> **Exercise requirements**: All of the data should be repeated exactly; pictures are not part of the copy.

> **Data segment**:
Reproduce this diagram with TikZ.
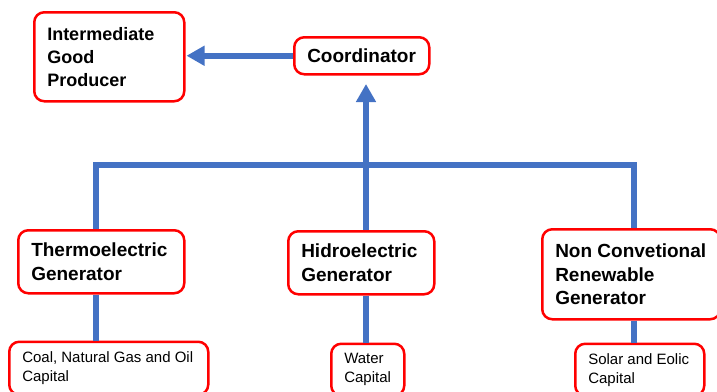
\documentclass[tikz,border=0pt]{standalone}
\usepackage{fontspec}
\setmainfont{Liberation Sans}
\usetikzlibrary{arrows.meta}
\definecolor{boxred}{HTML}{FF0000}
\definecolor{linkblue}{HTML}{4472C4}
\begin{document}
\begin{tikzpicture}[x=1pt,y=-1pt,
  box/.style={draw=boxred, fill=white, line width=2.5pt, rounded corners=10pt,
    align=flush left, inner xsep=13pt, inner ysep=0pt, anchor=north west,
    execute at begin node={\hyphenpenalty=10000\exhyphenpenalty=10000}},
  bigtxt/.style={font=\fontsize{19}{23.5}\selectfont\bfseries},
  smalltxt/.style={font=\fontsize{15}{19}\selectfont},
  link/.style={draw=linkblue, line width=6pt},
  tip/.style={-{Triangle[length=18pt,width=19pt]}}
]
\useasboundingbox (0,0) rectangle (717,391);

\node[box, font=\fontsize{18}{23}\selectfont\bfseries, minimum width=150pt, minimum height=89pt, text width=124pt]
  (igp) at (33,11) {Intermediate\\Good\\Producer};
\node[box, bigtxt, minimum width=135pt, minimum height=37pt, text width=109pt]
  (coord) at (293,36) {\mbox{Coordinator}};
\node[box, bigtxt, minimum width=166pt, minimum height=63pt, text width=140pt]
  (thermo) at (17,229) {\mbox{Thermoelectric}\\Generator};
\node[box, bigtxt, minimum width=146pt, minimum height=63pt, text width=120pt]
  (hidro) at (287,230) {\mbox{Hidroelectric}\\Generator};
\node[box, bigtxt, minimum width=178pt, minimum height=90pt, text width=152pt]
  (nonconv) at (541,228) {\mbox{Non Convetional}\\Renewable\\Generator};
\node[box, smalltxt, minimum width=199pt, minimum height=53pt, text width=173pt]
  (coal) at (8,340.5) {\mbox{Coal, Natural Gas and Oil}\\Capital};
\node[box, smalltxt, minimum width=73pt, minimum height=52pt, text width=47pt]
  (water) at (330,342.5) {\mbox{Water}\\\mbox{Capital}};
\node[box, smalltxt, minimum width=129pt, minimum height=52pt, text width=103pt]
  (solar) at (574,342.5) {\mbox{Solar and Eolic}\\Capital};

\coordinate (jl) at (96,165);
\coordinate (j) at (366,165);
\coordinate (jr) at (634,165);

\draw[link] (jl |- thermo.north) -- (jl) -- (jr) -- (jr |- nonconv.north);
\draw[link] (j) -- (j |- hidro.north);
\draw[link, tip] (j) -- ([yshift=-8.5pt]j |- coord.south);
\draw[link, tip, shorten >=1pt] (coord.west) -- (igp.east |- coord.west);

\draw[link] (jl |- thermo.south) -- (jl |- coal.north);
\draw[link] (j |- hidro.south) -- (j |- water.north);
\draw[link] (jr |- nonconv.south) -- (jr |- solar.north);
\end{tikzpicture}
\end{document}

> **Solution for this exercise**:
Reproduce this diagram with TikZ.
\documentclass[tikz,border=0pt]{standalone}
\usepackage{fontspec}
\setmainfont{Liberation Sans}
\usetikzlibrary{arrows.meta}
\definecolor{boxred}{HTML}{FF0000}
\definecolor{linkblue}{HTML}{4472C4}
\begin{document}
\begin{tikzpicture}[x=1pt,y=-1pt,
  box/.style={draw=boxred, fill=white, line width=2.5pt, rounded corners=10pt,
    align=flush left, inner xsep=13pt, inner ysep=0pt, anchor=north west,
    execute at begin node={\hyphenpenalty=10000\exhyphenpenalty=10000}},
  bigtxt/.style={font=\fontsize{19}{23.5}\selectfont\bfseries},
  smalltxt/.style={font=\fontsize{15}{19}\selectfont},
  link/.style={draw=linkblue, line width=6pt},
  tip/.style={-{Triangle[length=18pt,width=19pt]}}
]
\useasboundingbox (0,0) rectangle (717,391);

\node[box, font=\fontsize{18}{23}\selectfont\bfseries, minimum width=150pt, minimum height=89pt, text width=124pt]
  (igp) at (33,11) {Intermediate\\Good\\Producer};
\node[box, bigtxt, minimum width=135pt, minimum height=37pt, text width=109pt]
  (coord) at (293,36) {\mbox{Coordinator}};
\node[box, bigtxt, minimum width=166pt, minimum height=63pt, text width=140pt]
  (thermo) at (17,229) {\mbox{Thermoelectric}\\Generator};
\node[box, bigtxt, minimum width=146pt, minimum height=63pt, text width=120pt]
  (hidro) at (287,230) {\mbox{Hidroelectric}\\Generator};
\node[box, bigtxt, minimum width=178pt, minimum height=90pt, text width=152pt]
  (nonconv) at (541,228) {\mbox{Non Convetional}\\Renewable\\Generator};
\node[box, smalltxt, minimum width=199pt, minimum height=53pt, text width=173pt]
  (coal) at (8,340.5) {\mbox{Coal, Natural Gas and Oil}\\Capital};
\node[box, smalltxt, minimum width=73pt, minimum height=52pt, text width=47pt]
  (water) at (330,342.5) {\mbox{Water}\\\mbox{Capital}};
\node[box, smalltxt, minimum width=129pt, minimum height=52pt, text width=103pt]
  (solar) at (574,342.5) {\mbox{Solar and Eolic}\\Capital};

\coordinate (jl) at (96,165);
\coordinate (j) at (366,165);
\coordinate (jr) at (634,165);

\draw[link] (jl |- thermo.north) -- (jl) -- (jr) -- (jr |- nonconv.north);
\draw[link] (j) -- (j |- hidro.north);
\draw[link, tip] (j) -- ([yshift=-8.5pt]j |- coord.south);
\draw[link, tip, shorten >=1pt] (coord.west) -- (igp.east |- coord.west);

\draw[link] (jl |- thermo.south) -- (jl |- coal.north);
\draw[link] (j |- hidro.south) -- (j |- water.north);
\draw[link] (jr |- nonconv.south) -- (jr |- solar.north);
\end{tikzpicture}
\end{document}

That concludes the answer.